You've found the perfect campsite. The stars are about to come out, and tomorrow's sunrise promises to be epic. You reach for your camera bag... and that's when the anxiety hits. Did you pack the right lens? Is your tripod sturdy enough for long exposures? Will the morning dew ruin your gear? I've been there, staring into an overstuffed backpack, paralyzed by choice and fear of missing the shot. After a decade of hauling cameras into the backcountry, I've learned that the best camping photography gear isn't about having everything—it's about having the right things. This guide cuts through the noise. We'll build a kit that's lightweight, versatile, and tough enough for the trail, so you can focus on capturing the moment, not managing your equipment.
Your Quick Gear Guide
- The Core Camera Choice: Balancing Quality and Weight
- The Two-Lens Strategy for Maximum Versatility
- The Tripod: Your Most Important Non-Negotiable
- Essential Accessories You'll Actually Use
- The Art of Packing and Protecting Your Gear
- Gear for Specific Scenarios: Milky Way, Landscapes, Wildlife
- Camping Photography FAQs Answered
The Core Camera Choice: Balancing Quality and Weight
This is your biggest decision. Forget megapixel wars. For camping, your choice boils down to a simple trade-off: image quality vs. pack weight and bulk.
Full-frame DSLRs and mirrorless cameras (like the Canon R5, Sony A7IV, Nikon Z6 II) deliver incredible detail, especially in low light for astrophotography. But their bodies and lenses are heavy. Carrying one on a multi-day hike changes your relationship with your backpack.

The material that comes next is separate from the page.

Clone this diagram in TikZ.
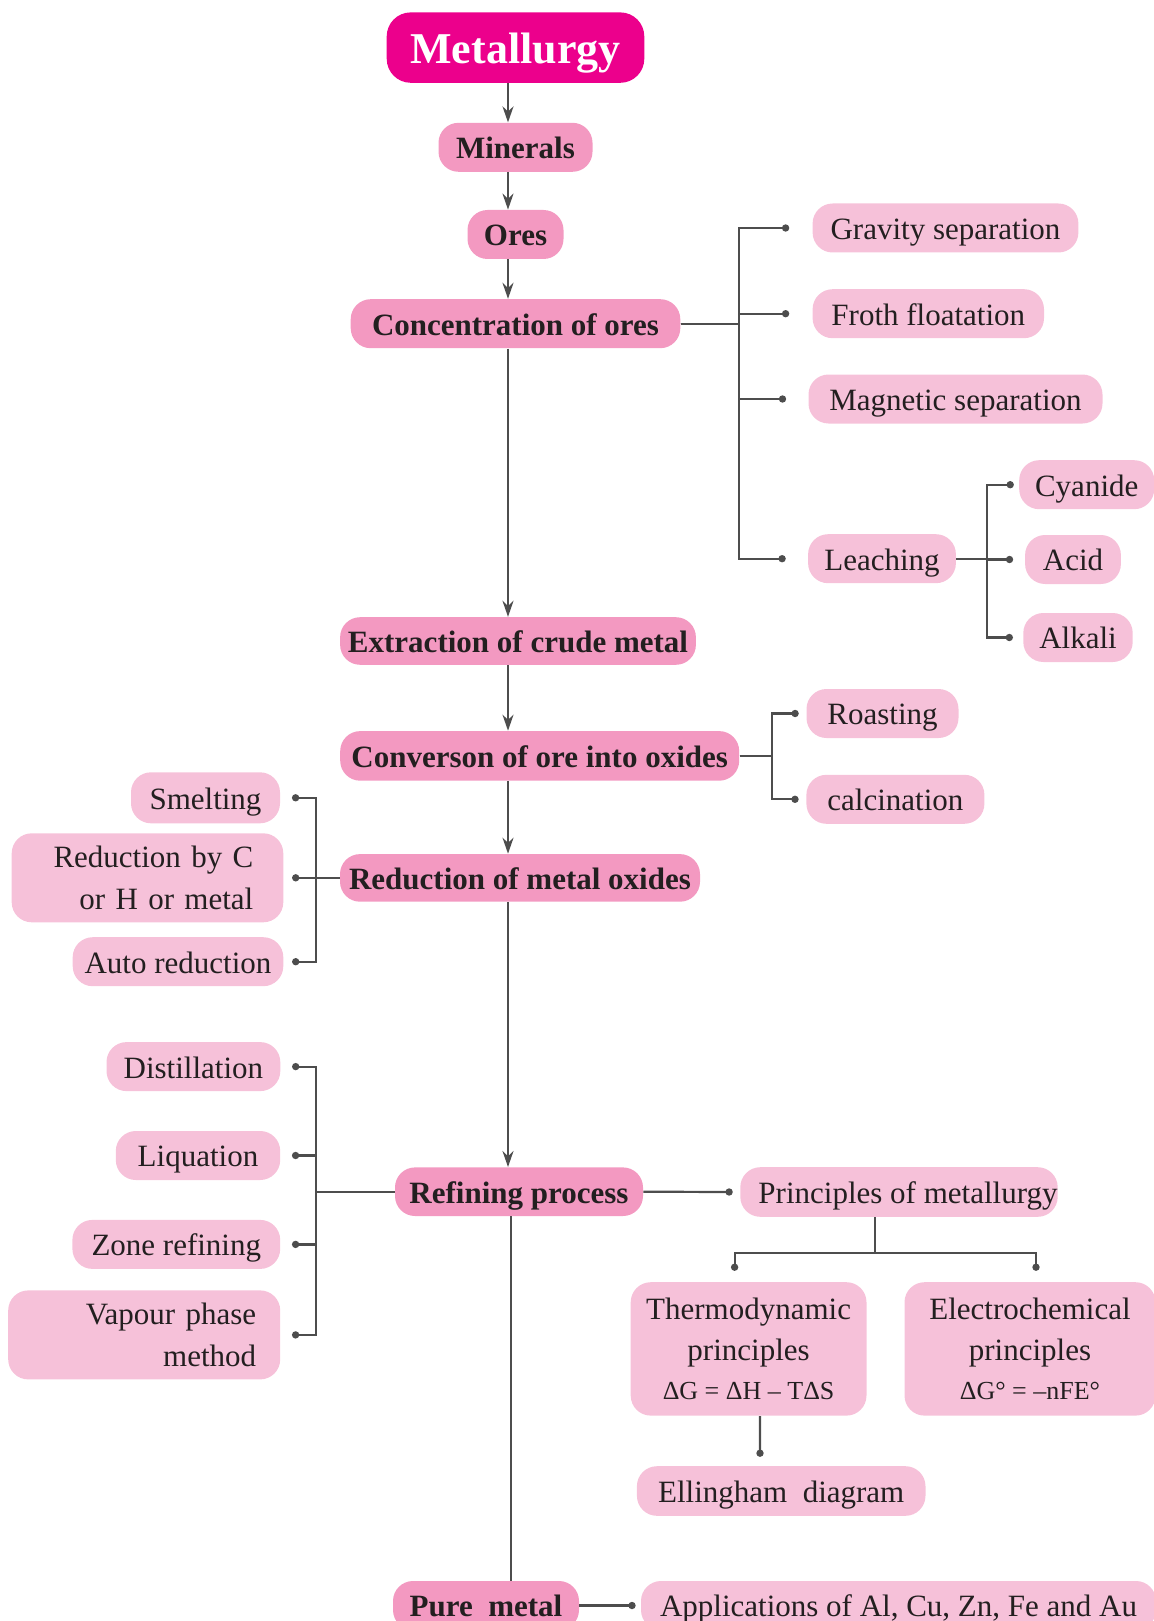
\documentclass[tikz,border=0pt]{standalone}
\usepackage{fontspec}
\setmainfont{Liberation Serif}
\usepackage{tikz}
\usetikzlibrary{arrows.meta, positioning}
\definecolor{magentatop}{RGB}{236,0,140}
\definecolor{pinkmain}{RGB}{243,153,193}
\definecolor{pinklight}{RGB}{246,193,217}
\definecolor{linegray}{RGB}{77,77,77}
\definecolor{txtdark}{RGB}{35,31,32}
\tikzset{
  basebox/.style={rectangle,rounded corners=10pt,align=center,inner sep=0pt,text=txtdark},
  oneline/.style={text height=11.4pt,text depth=0pt},
  topnode/.style={basebox,fill=magentatop,text=white,rounded corners=12pt,text height=15.8pt,text depth=0pt,font=\fontsize{22}{26}\selectfont\bfseries},
  mainnode/.style={basebox,oneline,fill=pinkmain,minimum height=24.5pt,font=\fontsize{15.5}{19}\selectfont\bfseries},
  pinkbox/.style={basebox,fill=pinklight,minimum height=24.5pt,font=\fontsize{15.5}{20.7}\selectfont},
  subnode/.style={pinkbox,oneline},
  arr/.style={-{Stealth[length=8pt,width=5.5pt]},line width=1.1pt,color=linegray},
  dotline/.style={-{Circle[length=3.6pt]},line width=1.1pt,color=linegray},
  plainline/.style={line width=1.1pt,color=linegray}
}

\begin{document}
\begin{tikzpicture}[x=0.5pt,y=-0.5pt,
  wrapbox/.style={pinkbox,align=right,minimum height=44.5pt},
  principle/.style={pinkbox,minimum height=66.7pt}
]
  \useasboundingbox (0,0) rectangle (1154,1621);
  \coordinate (spine) at (508,0);

  %% Main chain
  \node[topnode,minimum width=128.8pt,minimum height=35.2pt] (metal) at (515.5,47.6) {Metallurgy};
  \node[mainnode,minimum width=77pt,below=19.6pt of metal] (mineral) {Minerals};
  \node[mainnode,minimum width=48pt,below=18.7pt of mineral] (ores) {Ores};
  \node[mainnode,minimum width=164.8pt,below=19.7pt of ores] (conc) {Concentration of ores};
  \node[mainnode,minimum width=177.9pt,minimum height=23.8pt] (extract) at (518,641) {Extraction of crude metal};
  \node[mainnode,minimum width=199.5pt,minimum height=24.8pt] (convert) at (539.7,755.9) {Converson of ore into oxides};
  \node[mainnode,minimum width=180pt,minimum height=23.8pt] (reduce) at (520,877.9) {Reduction of metal oxides};
  \node[mainnode,minimum width=124pt,minimum height=24.3pt] (refine) at (519,1191.7) {Refining process};
  \node[mainnode,minimum width=93pt] (pure) at (486,1605.5) {Pure\ \ metal};

  %% Concentration methods
  \node[subnode,minimum width=132.9pt] (gravity) at (945.5,228) {Gravity separation};
  \node[subnode,minimum width=115.7pt] (froth) at (928.3,313.7) {Froth floatation};
  \node[subnode,minimum width=147pt] (magnet) at (955.5,399) {Magnetic separation};
  \node[subnode,minimum width=73.9pt] (leach) at (882,558.7) {Leaching};
  \node[subnode,minimum width=67.5pt] (cyanide) at (1086.7,484.7) {Cyanide};
  \node[subnode,minimum width=47.9pt] (acid) at (1073,559.5) {Acid};
  \node[subnode,minimum width=54.7pt] (alkali) at (1078,637.5) {Alkali};

  %% Conversion into oxides
  \node[subnode,minimum width=76pt] (roast) at (882.5,713.5) {Roasting};
  \node[subnode,minimum width=89pt] (calcine) at (895.4,799.3) {calcination};

  %% Reduction
  \node[subnode,minimum width=74.5pt,minimum height=25.5pt] (smelt) at (205.5,797.8) {Smelting};
  \node[wrapbox,text width=105.8pt,inner xsep=15pt] (redC) at (147.5,877.8) {Reduction by C\\or H or metal};
  \node[subnode,minimum width=105.3pt] (autored) at (178,961.7) {Auto reduction};

  %% Refining
  \node[subnode,minimum width=86.9pt] (distil) at (193.4,1066.6) {Distillation};
  \node[subnode,minimum width=82.2pt] (liquate) at (198,1155.5) {Liquation};
  \node[subnode,minimum width=103.9pt] (zone) at (176.3,1244.4) {Zone refining};
  \node[wrapbox,text width=112pt,inner xsep=12pt] (vapour) at (144.2,1334.9) {Vapour phase\\method};

  %% Principles
  \node[subnode,minimum width=158.7pt,minimum height=24.8pt] (princ) at (899,1192) {\hspace*{9pt}Principles of metallurgy};
  \node[principle,minimum width=117.9pt] (thermo) at (748.6,1348.9) {Thermodynamic\\principles\\[-1pt]{\fontsize{13}{16}\selectfont ΔG = ΔH – TΔS}};
  \node[principle,minimum width=125.5pt] (electro) at (1030,1348.9) {Electrochemical\\principles\\[-1pt]{\fontsize{13}{16}\selectfont ΔG° = –nFE°}};
  \node[subnode,minimum width=144.3pt,minimum height=24.8pt] (elling) at (781.2,1491) {Ellingham\ \ diagram};
  \node[subnode,minimum width=257.5pt] (apply) at (898.5,1605.5) {Applications of Al, Cu, Zn, Fe and Au};

  %% Arrows
  \draw[arr] (metal.south -| spine) -- (mineral.north -| spine);
  \draw[arr] (mineral.south -| spine) -- (ores.north -| spine);
  \draw[arr] (ores.south -| spine) -- (conc.north -| spine);
  \draw[arr] (conc.south -| spine) -- (extract.north -| spine);
  \draw[arr] (extract.south -| spine) -- (convert.north -| spine);
  \draw[arr] (convert.south -| spine) -- (reduce.north -| spine);
  \draw[arr] (reduce.south -| spine) -- (refine.north -| spine);
  \draw[plainline] ([xshift=1.4pt]refine.south -| spine) -- ([xshift=1.4pt]pure.north -| spine);

  \foreach \n/\s in {gravity/11.5pt,froth/11.5pt,magnet/11pt,leach/11pt}
    \draw[dotline] (conc.east) -- ++(58,0) |- ([xshift=-\s]\n.west);
  \foreach \n/\s in {cyanide/2.5pt,acid/5.8pt,alkali/5pt}
    \draw[dotline] (leach.east) -- ++(30.7,0) |- ([xshift=-\s]\n.west);
  \foreach \n in {roast,calcine}
    \draw[dotline] (convert.east) -- ++(32.7,0) |- ([xshift=-3.7pt]\n.west);
  \foreach \n/\s in {smelt/5.8pt,redC/4.2pt,autored/4.2pt}
    \draw[dotline] (reduce.west) -- ++(-23.6,0) |- ([xshift=\s]\n.east);
  \foreach \n in {distil,liquate,zone,vapour}
    \draw[dotline] (refine.west) -- ++(-78.6,0) |- ([xshift=5.7pt]\n.east);

  \draw[dotline] (refine.east) -- ([xshift=-3.6pt]princ.west);
  \draw[dotline] ([xshift=-12pt]princ.south) -- ++(0,36) -| ([xshift=-7pt,yshift=5.5pt]thermo.north);
  \draw[dotline] ([xshift=-12pt]princ.south) -- ++(0,36) -| ([xshift=3pt,yshift=5.5pt]electro.north);
  \draw[dotline] ([xshift=5.7pt]thermo.south) -- ([xshift=-10.6pt,yshift=4.5pt]elling.north);
  \draw[dotline] (pure.east) -- ([xshift=-2.5pt]apply.west);
\end{tikzpicture}
\end{document}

APS-C or Micro Four Thirds cameras (like the Fujifilm X-T5, Sony A6700, OM System OM-1) are the sweet spot for many. The image quality is fantastic for 99% of uses, and the size/weight savings are massive. You can fit a capable two-lens kit in a small pouch. This is my personal go-to for any hike over 5 miles.
Don't dismiss high-end smartphones or advanced compact cameras (like the Sony RX100 VII). If your goal is social media and casual prints, and minimizing weight is critical, they are brilliant tools. Their computational photography (night mode, HDR) does in seconds what used to take a pro minutes in Photoshop.

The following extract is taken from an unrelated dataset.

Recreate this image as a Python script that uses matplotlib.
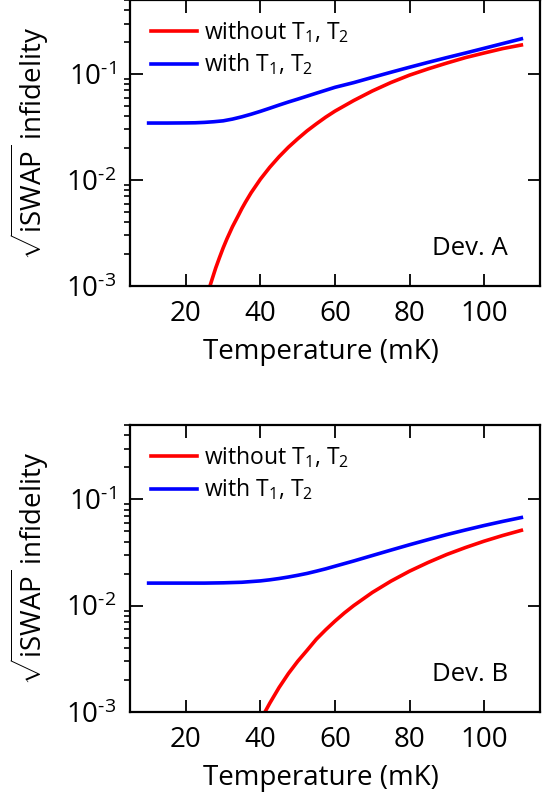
import numpy as np
import matplotlib
matplotlib.use("Agg")
import matplotlib.pyplot as plt
from matplotlib import ticker

plt.rcParams['font.family'] = ['Open Sans', 'DejaVu Sans']
plt.rcParams['mathtext.fontset'] = 'custom'
plt.rcParams['mathtext.rm'] = 'Open Sans'
plt.rcParams['mathtext.it'] = 'Open Sans:italic'
plt.rcParams['mathtext.default'] = 'regular'

# Device A (temperature in mK, infidelity)
temp_a_red = [26, 27, 28, 29, 30, 31, 32.5, 34, 35, 36, 37.5, 40, 42.5, 45, 47.5,
              50, 52.5, 55, 57.5, 60, 65, 70, 75, 80, 85, 90, 95, 100, 105, 110]
infid_a_red = [0.00089, 0.00115, 0.00148, 0.00185, 0.00229, 0.00278, 0.00363,
               0.00458, 0.00537, 0.00620, 0.00759, 0.0102, 0.0132, 0.0166,
               0.0204, 0.0245, 0.0291, 0.0339, 0.0392, 0.0447, 0.0562, 0.0692,
               0.0832, 0.0977, 0.112, 0.127, 0.143, 0.158, 0.174, 0.188]
temp_a_blue = [10, 15, 20, 22.5, 25, 27.5, 30, 32.5, 35, 37.5, 40, 42.5, 45,
               47.5, 50, 55, 60, 65, 70, 75, 80, 85, 90, 95, 100, 105, 110]
infid_a_blue = [0.0345, 0.0345, 0.0346, 0.0347, 0.0350, 0.0355, 0.0362, 0.0376,
                0.0395, 0.0418, 0.0445, 0.0476, 0.051, 0.0545, 0.058, 0.066,
                0.075, 0.083, 0.093, 0.104, 0.116, 0.129, 0.143, 0.158, 0.175,
                0.194, 0.215]

# Device B
temp_b_red = [41, 42.5, 45, 47.5, 50, 52.5, 55, 57.5, 60, 62.5, 65, 70, 75, 80,
              85, 90, 95, 100, 105, 110]
infid_b_red = [0.00097, 0.00121, 0.0017, 0.0023, 0.0030, 0.0038, 0.00484,
               0.00593, 0.00716, 0.00853, 0.0100, 0.0133, 0.0170, 0.0211, 0.0255,
               0.0303, 0.0352, 0.0404, 0.0457, 0.0511]
temp_b_blue = [10, 15, 20, 25, 30, 35, 40, 42.5, 45, 47.5, 50, 52.5, 55, 57.5,
               60, 65, 70, 75, 80, 85, 90, 95, 100, 105, 110]
infid_b_blue = [0.0163, 0.0163, 0.0163, 0.0163, 0.0164, 0.0166, 0.0171, 0.0175,
                0.0180, 0.0186, 0.0193, 0.0201, 0.0211, 0.0222, 0.0235, 0.0263,
                0.0296, 0.0333, 0.0374, 0.0418, 0.0466, 0.0515, 0.0567, 0.0620,
                0.0674]

x_ticks = [20, 40, 60, 80, 100]
y_ticks = [1e-3, 1e-2, 1e-1]
y_tick_labels = ['10$^{\\text{-}3}$', '10$^{\\text{-}2}$', '10$^{\\text{-}1}$']
label_red = 'without T$_1$, T$_2$'
label_blue = 'with T$_1$, T$_2$'
ylabel = '$\\sqrt{\\mathrm{iSWAP}}$ infidelity'


def draw_panel(ax, t_red, y_red, t_blue, y_blue, dev_name):
    ax.plot(t_red, y_red, color='#ff0000', lw=2.6, label=label_red)
    ax.plot(t_blue, y_blue, color='#0000ff', lw=2.6, label=label_blue)
    ax.set_yscale('log')
    ax.set_xlim(5, 115)
    ax.set_ylim(1e-3, 0.5)

    ax.set_xticks(x_ticks)
    ax.set_xticklabels([str(t) for t in x_ticks])
    ax.set_yticks(y_ticks)
    ax.set_yticklabels(y_tick_labels)
    ax.yaxis.set_minor_locator(ticker.LogLocator(base=10, subs=np.arange(2, 10), numticks=20))
    ax.yaxis.set_minor_formatter(ticker.NullFormatter())

    ax.tick_params(axis='both', which='major', direction='in', length=9, width=1.3,
                   top=True, right=True, labelsize=20, pad=10)
    ax.tick_params(axis='y', which='minor', direction='out', length=4.5, width=1.2,
                   left=True, right=False)
    for s in ax.spines.values():
        s.set_linewidth(1.6)

    ax.set_xlabel('Temperature (mK)', fontsize=20)
    ax.xaxis.set_label_coords(0.466, -0.23)
    ax.xaxis.label.set_va('center')
    ax.set_ylabel(ylabel, fontsize=20, va='center')
    ax.yaxis.set_label_coords(-0.245, 0.5)

    ax.legend(loc='upper left', bbox_to_anchor=(0.012, 0.99), frameon=False,
              fontsize=16.5, handlelength=2.0, handletextpad=0.3,
              labelspacing=0.3, borderaxespad=0.3, borderpad=0.4)
    ax.text(0.922, 0.108, dev_name, transform=ax.transAxes, ha='right',
            va='baseline', fontsize=18.5)


fig = plt.figure(figsize=(5.56, 7.96), dpi=100)
ax_a = fig.add_axes([0.2338, 0.6407, 0.7374, 0.3593])
ax_b = fig.add_axes([0.2338, 0.1055, 0.7374, 0.3606])

draw_panel(ax_a, temp_a_red, infid_a_red, temp_a_blue, infid_a_blue, 'Dev. A')
draw_panel(ax_b, temp_b_red, infid_b_red, temp_b_blue, infid_b_blue, 'Dev. B')

fig.savefig('out.png', dpi=100)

| Camera Type | Best For | Weight Consideration | Real-World Compromise |
|---|---|---|---|
| Full-Frame Mirrorless | Ultimate image quality, professional astro & landscape work. | Heavy. Think 2-3 lbs for body + one lens. | You might leave it in the tent for casual sunset walks. |
| APS-C / MFT Mirrorless | The balanced choice. Great quality for serious hobbyists and most pros. | Light. Kit can be 1.5-2 lbs lighter than full-frame. | You'll actually carry it everywhere. |
| Advanced Compact / Smartphone | Minimalist travel, documentary-style shots, weight-critical trips. | Negligible. Fits in a pocket. | Limited low-light performance and optical zoom. |
My take? If you're car camping or on a short walk-in, bring the big gun. For backpacking, choose the smaller system. The best camera is the one you have with you, not the one you left at the trailhead because it was too heavy.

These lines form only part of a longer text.